Durham Police force first used it from their account, Durham Constabulary and posted pictures of a man named Paul Bishop who is the prime suspect in a burglary case. They used the same meme format of four different pictures.
The incident happened in December, and the man is still not found but such an effective yet hilarious method did not go without attracting appreciation from the audiences.
One user commented: ‘Police doing memes now? What a time to be alive.’ The post has over 1800 reacts, 300 comments and 480 shares, all praising the local police for their creativity.
Following their footsteps, the Cleveland police also made a post about another wanted man by the name of Scott Mizsei which gained even more attention due to the Tinder Profile being a picture of him shirtless.
The authorities tweeted:
‘Have you seen wanted man Scott Mizsei, 32?
He is wanted in connection with some offences including aggravated burglary.
Do not approach him if you see him & call Cleveland Police on 101 with information regarding his whereabouts.’

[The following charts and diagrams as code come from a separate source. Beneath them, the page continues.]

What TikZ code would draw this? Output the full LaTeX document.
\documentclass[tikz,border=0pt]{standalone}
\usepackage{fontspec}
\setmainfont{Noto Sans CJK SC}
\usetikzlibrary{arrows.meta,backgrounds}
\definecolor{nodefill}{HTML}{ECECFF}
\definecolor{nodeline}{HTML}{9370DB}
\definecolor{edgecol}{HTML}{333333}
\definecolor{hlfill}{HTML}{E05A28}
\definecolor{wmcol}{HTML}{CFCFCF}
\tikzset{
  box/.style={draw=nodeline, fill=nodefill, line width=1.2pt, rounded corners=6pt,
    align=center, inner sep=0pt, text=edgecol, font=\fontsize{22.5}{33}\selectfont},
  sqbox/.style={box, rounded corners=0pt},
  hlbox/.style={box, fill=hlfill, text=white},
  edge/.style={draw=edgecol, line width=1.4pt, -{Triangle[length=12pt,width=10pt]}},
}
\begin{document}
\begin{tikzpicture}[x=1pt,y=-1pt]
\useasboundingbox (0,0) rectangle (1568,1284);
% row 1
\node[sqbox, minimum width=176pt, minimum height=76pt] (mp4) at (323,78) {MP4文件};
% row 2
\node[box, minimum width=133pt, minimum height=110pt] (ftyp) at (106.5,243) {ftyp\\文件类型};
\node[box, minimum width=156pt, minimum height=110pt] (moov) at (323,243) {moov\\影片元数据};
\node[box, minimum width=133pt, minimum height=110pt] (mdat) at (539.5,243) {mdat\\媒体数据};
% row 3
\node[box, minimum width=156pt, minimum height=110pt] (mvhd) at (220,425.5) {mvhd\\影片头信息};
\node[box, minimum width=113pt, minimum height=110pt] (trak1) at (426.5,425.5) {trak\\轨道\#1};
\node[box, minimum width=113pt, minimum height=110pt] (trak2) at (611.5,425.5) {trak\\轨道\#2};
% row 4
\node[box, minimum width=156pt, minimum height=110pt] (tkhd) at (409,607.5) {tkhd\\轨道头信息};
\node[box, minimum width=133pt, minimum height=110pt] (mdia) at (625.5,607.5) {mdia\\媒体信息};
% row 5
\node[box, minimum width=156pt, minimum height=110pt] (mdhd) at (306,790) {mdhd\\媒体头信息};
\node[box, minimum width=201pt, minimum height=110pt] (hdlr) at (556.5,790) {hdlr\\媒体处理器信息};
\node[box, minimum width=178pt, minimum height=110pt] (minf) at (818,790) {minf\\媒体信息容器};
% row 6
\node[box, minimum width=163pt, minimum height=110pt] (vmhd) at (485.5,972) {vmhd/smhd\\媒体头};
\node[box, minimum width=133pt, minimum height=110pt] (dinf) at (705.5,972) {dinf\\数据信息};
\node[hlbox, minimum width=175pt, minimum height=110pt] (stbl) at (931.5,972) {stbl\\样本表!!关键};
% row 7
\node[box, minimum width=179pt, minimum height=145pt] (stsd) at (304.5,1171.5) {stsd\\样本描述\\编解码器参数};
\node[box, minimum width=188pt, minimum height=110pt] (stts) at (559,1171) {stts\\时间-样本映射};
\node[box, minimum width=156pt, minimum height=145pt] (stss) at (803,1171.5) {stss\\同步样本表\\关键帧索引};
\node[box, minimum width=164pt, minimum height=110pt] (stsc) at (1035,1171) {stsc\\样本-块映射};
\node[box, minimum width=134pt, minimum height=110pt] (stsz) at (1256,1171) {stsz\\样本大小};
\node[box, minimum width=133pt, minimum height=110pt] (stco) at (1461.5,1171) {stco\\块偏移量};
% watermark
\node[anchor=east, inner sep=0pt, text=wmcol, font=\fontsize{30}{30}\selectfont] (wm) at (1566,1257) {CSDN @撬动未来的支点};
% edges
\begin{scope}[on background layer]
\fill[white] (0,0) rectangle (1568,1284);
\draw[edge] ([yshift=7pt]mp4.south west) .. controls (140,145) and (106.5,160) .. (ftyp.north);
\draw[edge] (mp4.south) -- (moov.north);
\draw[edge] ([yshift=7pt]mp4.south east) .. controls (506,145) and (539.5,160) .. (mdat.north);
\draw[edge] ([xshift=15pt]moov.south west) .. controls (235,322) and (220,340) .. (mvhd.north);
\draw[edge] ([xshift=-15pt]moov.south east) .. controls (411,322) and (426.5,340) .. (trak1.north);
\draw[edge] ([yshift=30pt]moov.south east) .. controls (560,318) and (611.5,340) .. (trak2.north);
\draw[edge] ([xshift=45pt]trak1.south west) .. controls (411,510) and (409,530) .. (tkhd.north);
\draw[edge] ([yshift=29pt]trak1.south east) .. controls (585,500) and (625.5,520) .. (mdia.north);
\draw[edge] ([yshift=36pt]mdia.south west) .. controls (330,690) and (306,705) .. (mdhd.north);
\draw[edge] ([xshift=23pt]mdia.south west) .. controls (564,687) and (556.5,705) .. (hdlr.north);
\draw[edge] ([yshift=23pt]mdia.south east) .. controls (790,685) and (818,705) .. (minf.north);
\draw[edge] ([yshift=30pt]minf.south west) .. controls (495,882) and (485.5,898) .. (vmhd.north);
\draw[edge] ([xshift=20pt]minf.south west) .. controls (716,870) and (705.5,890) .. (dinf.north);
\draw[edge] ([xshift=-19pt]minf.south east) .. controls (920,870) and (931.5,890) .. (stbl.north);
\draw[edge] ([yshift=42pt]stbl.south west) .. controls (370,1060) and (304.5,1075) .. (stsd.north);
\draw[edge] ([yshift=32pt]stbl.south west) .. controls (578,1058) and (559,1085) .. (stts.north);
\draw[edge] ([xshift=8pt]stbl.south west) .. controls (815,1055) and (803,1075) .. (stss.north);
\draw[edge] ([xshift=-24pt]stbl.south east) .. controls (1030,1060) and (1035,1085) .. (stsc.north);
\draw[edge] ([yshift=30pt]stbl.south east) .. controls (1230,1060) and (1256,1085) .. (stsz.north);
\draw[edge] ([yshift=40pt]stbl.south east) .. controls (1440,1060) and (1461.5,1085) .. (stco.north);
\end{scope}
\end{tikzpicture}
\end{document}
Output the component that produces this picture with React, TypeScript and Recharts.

They also thanked Durham Constabulary for the inspiration and not surprisingly, users who are always looking for meme content lauded the sense of humour of both departments.
One Facebook user said, “Whoever is in charge of social media at Cleveland Police needs a promotion.”
And honestly, we agree. It is extremely rare to see authorities making use of such methods in their work and the fact that they included the hashtag Dolly Parton Challenge might help them in spreading the news, at least.